By Bob Hertzel
For the Times West Virginian
A month ago, just before West Virginia University was to play its first Big 12 road game at Texas, Bob Huggins heard from an old Cincinnati friend, Joe Roberts, who reminded him of a season in which his team got off to a rocky start but recovered with a little help from a janitor at the school.
Huggins had been trying to urge that Bearcat team on, much as he has spent the first few months of this basketball season trying to put this year’s Mountaineer team on the right path, telling them that they have to “find a way.”
This is how Huggins tells the story of what went on in Cincinnati:
“Well, we had a custodian that loved the team,” Huggins said. “He went into the wood shop and made a big sign that said ‘FIND A WAY’ and painted it all up and everything, and when everyone walked out they hit that sign.”
Of course, they found a way in Cincinnati, or Huggins wouldn’t have been telling the story, and they found a way to beat Texas on the road in overtime, a game that was anything but artistic but somehow when it becomes your first Big 12 victory, you don’t worry about the brush strokes, only the final score.
The Mountaineers had been down by 13 points in that game and could have been down by 30 as badly as they shot, actually missing their first 14 3-point shots and being in jeopardy of seeing their streak of 436 games end until Kevin Noreen hit one that was followed by Jabarie Hinds and then Eron Harris another to help put them in position to win.
Now, WVU plays Texas again, this time in a Big Monday ESPN extravaganza that starts at the Coliseum at 9 p.m., and WVU is hoping that it finally has found a way.
The victory over Texas was supposed to inspire WVU to bigger and better things, but it didn’t happen. The Mountaineers lost their next game to Kansas State by a point and then lost to Iowa State by two before just being blown out by Purdue.
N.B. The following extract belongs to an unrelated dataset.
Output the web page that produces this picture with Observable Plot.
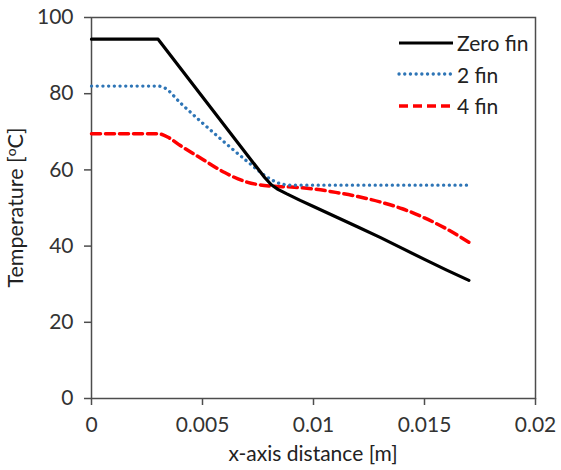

Everything that could go wrong did go wrong, including putting themselves in position a Monday ago to upset No. 1/2 Kansas at home, only to let that game slip away.
However, the Mountaineers come into this Monday night game riding a lot of momentum built not only from that near upset of one of the nation’s top teams but from going on the road and shooting lights out at Texas Tech in a 77-61 blowout.
The Mountaineers had their best shooting game of the season by hitting 56.4 percent of their shots, and they weren’t just breaking free for dunks and layups. While they missed 14 consecutive 3s the first time against Texas, this time they hit 10 of 18 for the game, Terry Henderson, Gary Browne and Eron Harris, the high scorer with 18 points, each canning three.
If WVU is improving since the Texas game and hoping to propel itself on a winning streak that can get it back into NCAA contention, the Longhorns, too, are improving. They have won two of their last three, one of those against the same Texas Tech team WVU beat and they did so by a similar score, 73-57.
They even played Kansas tough along the way, losing to the Jayhawks by five points just as WVU did in a home game.
The Mountaineers are hopeful that they not only will be able to continue to hit some 3s and shoot well but that senior center Deniz Kilicli will continue to play at the top of his game as he finally did in the Texas Tech game.
The game against Texas has been dubbed a Military and First Responder Appreciation Night, meaning military members and first responders can purchase a $10 ticket at the Mountaineer Ticket Office between 9 a.m. and 5 p.m. or at the Coliseum ticket windows beginning at 7:30 p.m. today. Tickets are still on sale for the game by visiting wvugame.com.